Are Invisible Particles Secretly Dominating Our Universe?

Rewriting the Foundations of Our Universe's Reality

Are Invisible Particles Secretly Dominating Our Universe?

What if I told you that trillions of particles are passing through your body right this moment? You can’t see, hear, or touch them, yet they exist in such a vast quantity that they outnumber all the visible matter in the universe by six times. This hidden matter overshadows stars, galaxies, planets, gases, and even radiation. Remarkably, despite its dominance, we can’t detect these particles with any instrument.

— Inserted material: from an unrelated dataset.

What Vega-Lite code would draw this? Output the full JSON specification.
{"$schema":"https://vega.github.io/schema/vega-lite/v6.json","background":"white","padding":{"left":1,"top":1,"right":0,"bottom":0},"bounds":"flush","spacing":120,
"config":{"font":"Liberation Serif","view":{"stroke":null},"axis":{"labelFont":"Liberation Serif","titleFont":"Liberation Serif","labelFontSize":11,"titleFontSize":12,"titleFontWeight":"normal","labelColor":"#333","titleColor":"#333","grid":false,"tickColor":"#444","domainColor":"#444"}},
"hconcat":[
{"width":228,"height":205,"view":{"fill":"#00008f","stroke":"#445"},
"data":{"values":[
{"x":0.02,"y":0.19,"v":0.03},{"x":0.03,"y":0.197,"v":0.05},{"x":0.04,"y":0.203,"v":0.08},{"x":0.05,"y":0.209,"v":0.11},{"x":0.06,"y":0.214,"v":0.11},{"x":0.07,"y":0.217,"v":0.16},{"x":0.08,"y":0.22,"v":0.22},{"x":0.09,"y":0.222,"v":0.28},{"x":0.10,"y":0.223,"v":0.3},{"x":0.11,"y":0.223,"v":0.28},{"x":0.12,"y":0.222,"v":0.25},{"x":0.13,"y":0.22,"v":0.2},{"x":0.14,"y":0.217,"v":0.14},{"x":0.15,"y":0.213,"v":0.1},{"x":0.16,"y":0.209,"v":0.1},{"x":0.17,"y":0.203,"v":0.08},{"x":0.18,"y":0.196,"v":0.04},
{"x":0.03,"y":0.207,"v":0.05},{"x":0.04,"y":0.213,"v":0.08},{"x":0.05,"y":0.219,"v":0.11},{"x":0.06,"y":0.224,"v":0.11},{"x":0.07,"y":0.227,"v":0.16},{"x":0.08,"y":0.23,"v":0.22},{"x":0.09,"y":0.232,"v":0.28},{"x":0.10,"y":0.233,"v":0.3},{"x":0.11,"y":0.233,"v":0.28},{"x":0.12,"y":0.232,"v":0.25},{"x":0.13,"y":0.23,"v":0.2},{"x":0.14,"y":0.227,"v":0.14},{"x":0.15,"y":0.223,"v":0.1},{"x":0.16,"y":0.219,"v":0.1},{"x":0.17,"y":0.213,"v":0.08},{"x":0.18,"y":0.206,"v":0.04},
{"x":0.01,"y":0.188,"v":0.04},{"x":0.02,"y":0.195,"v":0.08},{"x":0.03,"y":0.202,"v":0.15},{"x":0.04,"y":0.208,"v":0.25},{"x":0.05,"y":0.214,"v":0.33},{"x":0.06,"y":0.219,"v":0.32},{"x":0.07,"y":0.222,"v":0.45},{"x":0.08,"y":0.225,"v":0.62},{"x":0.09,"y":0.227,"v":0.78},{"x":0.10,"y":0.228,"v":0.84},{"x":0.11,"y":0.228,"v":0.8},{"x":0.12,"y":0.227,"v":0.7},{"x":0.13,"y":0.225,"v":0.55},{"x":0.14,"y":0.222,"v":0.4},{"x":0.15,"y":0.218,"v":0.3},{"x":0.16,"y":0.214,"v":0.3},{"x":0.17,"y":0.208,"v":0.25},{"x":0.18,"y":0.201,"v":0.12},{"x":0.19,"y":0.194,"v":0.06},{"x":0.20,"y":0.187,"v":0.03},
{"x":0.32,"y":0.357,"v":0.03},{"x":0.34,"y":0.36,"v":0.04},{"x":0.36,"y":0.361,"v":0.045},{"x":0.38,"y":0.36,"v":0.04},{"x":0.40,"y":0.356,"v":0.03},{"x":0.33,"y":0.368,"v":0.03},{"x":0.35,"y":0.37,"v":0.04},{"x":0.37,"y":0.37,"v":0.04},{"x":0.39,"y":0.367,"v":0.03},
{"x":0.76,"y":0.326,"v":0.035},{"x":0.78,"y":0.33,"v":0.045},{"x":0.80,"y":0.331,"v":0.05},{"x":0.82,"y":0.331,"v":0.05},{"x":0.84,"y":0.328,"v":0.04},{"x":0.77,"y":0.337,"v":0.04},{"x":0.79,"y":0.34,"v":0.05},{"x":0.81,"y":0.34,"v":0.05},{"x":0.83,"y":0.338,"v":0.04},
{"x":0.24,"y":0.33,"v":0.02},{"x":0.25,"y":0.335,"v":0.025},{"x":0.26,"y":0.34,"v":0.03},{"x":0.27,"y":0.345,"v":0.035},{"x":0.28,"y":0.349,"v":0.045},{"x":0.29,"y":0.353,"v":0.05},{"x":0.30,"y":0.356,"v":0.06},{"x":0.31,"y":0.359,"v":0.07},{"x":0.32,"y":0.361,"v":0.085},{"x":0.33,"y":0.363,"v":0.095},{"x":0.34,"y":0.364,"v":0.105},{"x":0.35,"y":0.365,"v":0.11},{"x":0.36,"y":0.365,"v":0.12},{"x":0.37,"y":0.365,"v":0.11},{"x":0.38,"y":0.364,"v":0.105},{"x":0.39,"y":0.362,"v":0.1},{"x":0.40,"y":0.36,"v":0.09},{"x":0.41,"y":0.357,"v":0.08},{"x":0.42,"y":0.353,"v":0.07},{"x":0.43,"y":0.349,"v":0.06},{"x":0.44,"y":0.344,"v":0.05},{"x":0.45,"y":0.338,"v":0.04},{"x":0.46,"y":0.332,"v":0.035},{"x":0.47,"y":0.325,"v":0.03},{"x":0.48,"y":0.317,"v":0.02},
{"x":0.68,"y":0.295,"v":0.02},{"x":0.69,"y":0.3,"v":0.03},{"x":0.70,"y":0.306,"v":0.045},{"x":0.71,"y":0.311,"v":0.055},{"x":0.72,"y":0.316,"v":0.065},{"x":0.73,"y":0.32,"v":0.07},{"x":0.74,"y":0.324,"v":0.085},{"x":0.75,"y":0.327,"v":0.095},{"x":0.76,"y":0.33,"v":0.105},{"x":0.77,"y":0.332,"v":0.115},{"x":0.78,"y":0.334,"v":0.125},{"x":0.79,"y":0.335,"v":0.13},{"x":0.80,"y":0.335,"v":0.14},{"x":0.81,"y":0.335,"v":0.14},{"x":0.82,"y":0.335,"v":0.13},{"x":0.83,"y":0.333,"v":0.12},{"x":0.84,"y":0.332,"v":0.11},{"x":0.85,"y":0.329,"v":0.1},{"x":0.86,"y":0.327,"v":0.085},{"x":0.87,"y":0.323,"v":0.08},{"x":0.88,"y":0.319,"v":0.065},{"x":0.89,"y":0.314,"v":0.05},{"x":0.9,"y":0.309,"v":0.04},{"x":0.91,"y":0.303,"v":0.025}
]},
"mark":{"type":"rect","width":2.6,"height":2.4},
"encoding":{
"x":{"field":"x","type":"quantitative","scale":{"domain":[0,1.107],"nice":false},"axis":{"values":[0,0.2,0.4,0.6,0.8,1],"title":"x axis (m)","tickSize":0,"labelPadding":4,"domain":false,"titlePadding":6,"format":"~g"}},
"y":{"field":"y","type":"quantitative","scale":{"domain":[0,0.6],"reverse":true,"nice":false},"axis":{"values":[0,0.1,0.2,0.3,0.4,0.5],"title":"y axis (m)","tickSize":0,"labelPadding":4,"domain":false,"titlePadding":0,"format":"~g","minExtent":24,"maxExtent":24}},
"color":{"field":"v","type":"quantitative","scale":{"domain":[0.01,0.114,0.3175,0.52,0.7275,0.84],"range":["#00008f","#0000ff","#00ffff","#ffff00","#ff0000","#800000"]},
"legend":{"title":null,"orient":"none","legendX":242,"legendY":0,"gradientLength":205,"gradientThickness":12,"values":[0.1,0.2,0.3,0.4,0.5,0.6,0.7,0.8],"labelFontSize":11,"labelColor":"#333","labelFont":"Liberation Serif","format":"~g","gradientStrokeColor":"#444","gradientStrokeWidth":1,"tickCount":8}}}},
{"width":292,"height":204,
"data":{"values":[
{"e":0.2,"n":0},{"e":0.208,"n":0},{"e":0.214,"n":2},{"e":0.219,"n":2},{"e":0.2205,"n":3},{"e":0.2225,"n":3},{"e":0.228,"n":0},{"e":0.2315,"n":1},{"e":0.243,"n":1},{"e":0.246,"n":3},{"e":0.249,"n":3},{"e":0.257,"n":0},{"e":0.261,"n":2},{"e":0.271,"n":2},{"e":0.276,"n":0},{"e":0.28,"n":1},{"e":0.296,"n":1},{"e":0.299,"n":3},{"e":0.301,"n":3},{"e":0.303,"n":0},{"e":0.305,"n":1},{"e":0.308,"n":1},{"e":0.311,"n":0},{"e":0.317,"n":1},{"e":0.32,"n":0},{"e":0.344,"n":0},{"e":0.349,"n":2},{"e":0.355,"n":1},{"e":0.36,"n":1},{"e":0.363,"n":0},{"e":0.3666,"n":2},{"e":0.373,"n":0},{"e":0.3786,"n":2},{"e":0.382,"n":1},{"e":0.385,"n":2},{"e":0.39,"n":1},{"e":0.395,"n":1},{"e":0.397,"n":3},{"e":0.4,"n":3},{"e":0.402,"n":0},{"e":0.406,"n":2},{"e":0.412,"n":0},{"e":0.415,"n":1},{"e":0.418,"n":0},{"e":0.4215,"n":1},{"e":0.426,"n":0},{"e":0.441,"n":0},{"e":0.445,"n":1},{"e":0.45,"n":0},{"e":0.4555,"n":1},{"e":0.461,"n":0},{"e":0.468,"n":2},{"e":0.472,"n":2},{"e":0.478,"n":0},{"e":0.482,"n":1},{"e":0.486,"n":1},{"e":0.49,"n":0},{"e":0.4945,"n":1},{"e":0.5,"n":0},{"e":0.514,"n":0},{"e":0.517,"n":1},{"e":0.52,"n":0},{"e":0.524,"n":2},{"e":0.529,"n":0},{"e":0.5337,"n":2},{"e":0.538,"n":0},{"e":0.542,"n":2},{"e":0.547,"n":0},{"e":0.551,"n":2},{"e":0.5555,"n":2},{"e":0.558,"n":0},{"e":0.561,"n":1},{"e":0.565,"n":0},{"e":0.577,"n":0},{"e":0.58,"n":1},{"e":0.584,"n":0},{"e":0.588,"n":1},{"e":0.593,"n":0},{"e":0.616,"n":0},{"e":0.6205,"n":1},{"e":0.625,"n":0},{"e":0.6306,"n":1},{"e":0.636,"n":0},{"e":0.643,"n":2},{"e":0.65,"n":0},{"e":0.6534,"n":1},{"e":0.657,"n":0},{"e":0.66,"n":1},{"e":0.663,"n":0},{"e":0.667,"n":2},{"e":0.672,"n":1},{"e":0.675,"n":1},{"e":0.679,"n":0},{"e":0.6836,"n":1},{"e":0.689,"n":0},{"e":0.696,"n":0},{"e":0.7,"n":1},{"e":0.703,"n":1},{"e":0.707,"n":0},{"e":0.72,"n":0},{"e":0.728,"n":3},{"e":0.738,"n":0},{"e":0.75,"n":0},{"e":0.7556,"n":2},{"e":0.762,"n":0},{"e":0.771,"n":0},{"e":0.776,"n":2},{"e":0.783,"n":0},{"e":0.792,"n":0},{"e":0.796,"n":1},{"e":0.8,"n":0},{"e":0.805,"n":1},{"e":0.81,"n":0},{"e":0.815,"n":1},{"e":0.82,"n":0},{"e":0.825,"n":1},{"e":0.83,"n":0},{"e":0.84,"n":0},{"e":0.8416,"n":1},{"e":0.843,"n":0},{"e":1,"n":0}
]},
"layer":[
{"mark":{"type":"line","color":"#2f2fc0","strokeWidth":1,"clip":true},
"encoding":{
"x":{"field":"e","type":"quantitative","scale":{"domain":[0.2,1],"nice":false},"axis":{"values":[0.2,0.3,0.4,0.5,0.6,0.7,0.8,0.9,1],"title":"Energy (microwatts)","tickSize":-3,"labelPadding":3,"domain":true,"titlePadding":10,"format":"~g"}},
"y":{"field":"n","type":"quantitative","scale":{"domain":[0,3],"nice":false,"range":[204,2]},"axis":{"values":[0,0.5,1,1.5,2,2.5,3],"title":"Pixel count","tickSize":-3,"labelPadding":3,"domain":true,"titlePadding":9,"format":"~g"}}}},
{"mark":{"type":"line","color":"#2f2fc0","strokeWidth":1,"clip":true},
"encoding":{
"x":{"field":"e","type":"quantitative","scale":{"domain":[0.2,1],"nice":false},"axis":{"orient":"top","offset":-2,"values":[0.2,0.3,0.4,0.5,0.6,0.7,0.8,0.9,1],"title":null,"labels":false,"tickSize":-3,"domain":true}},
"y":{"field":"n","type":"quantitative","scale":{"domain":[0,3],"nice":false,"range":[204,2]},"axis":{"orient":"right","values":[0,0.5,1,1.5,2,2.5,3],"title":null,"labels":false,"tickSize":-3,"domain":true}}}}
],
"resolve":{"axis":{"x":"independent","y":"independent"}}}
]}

So, how do we even know they exist?

To answer that, let’s rewind to the late 1970s when Vera Rubin, a trailblazing astronomer, was making waves in a field dominated by men. She was delving into a largely ignored area of astronomy, studying the movement of stars in the Andromeda galaxy. What she discovered was nothing short of groundbreaking. Rubin found that stars on the outer edges of the galaxy moved at nearly the same speed as those closer to the center. This observation defied Newton’s law of gravitation, which had held steady for 300 years.

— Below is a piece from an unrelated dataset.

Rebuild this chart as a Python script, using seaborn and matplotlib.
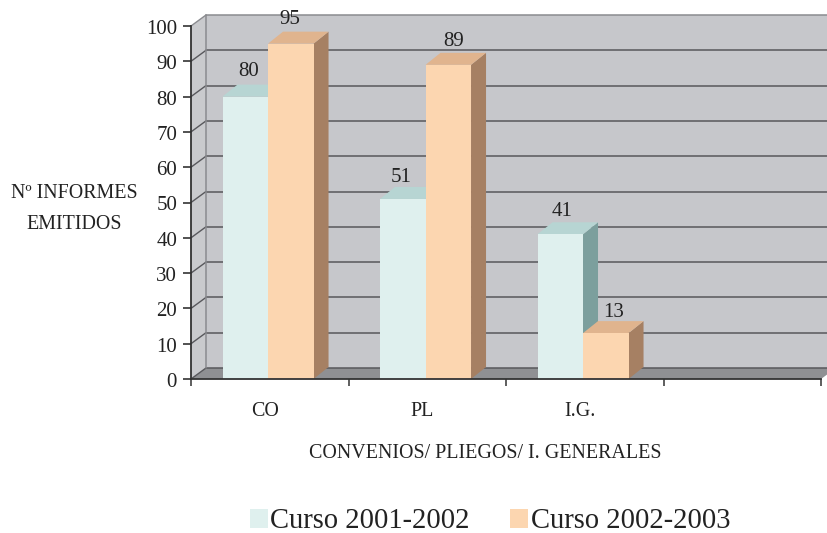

Newton’s laws dictate that the further an object is from its center of mass, the lower the gravitational force acting on it, hence it should move slower. This principle is plainly observable in our solar system, where planets far from the Sun orbit more slowly. If our own solar system behaved like the stars in Andromeda did, it would fall apart.

Rubin’s findings showed that something wasn’t right. Subsequent studies revealed that this peculiar behavior was not limited to Andromeda but was common in all galaxies, including our own Milky Way. This led to a striking conclusion: there must be much more mass in the galaxies than we can observe directly. However, this mass doesn’t emit light or radiation and doesn’t interact with ordinary matter, except through its gravitational pull. It became known as dark matter.

Dark matter is aptly named because it is invisible to all our senses and instruments, yet it has at least six times the gravitational pull of all observable and detectable matter in the universe. To put it in perspective, dark matter comprises about 85% of all matter, leaving us effectively blind to the majority of the universe.

Even more astonishing, when you combine dark matter with dark energy—a topic for another day—it turns out that we can only see about 4% of the universe. The remaining 96% consists of dark energy and dark matter, unseen and undetectable. So, in essence, our observable universe is just the tip of the iceberg, the foam atop the vast ocean of reality.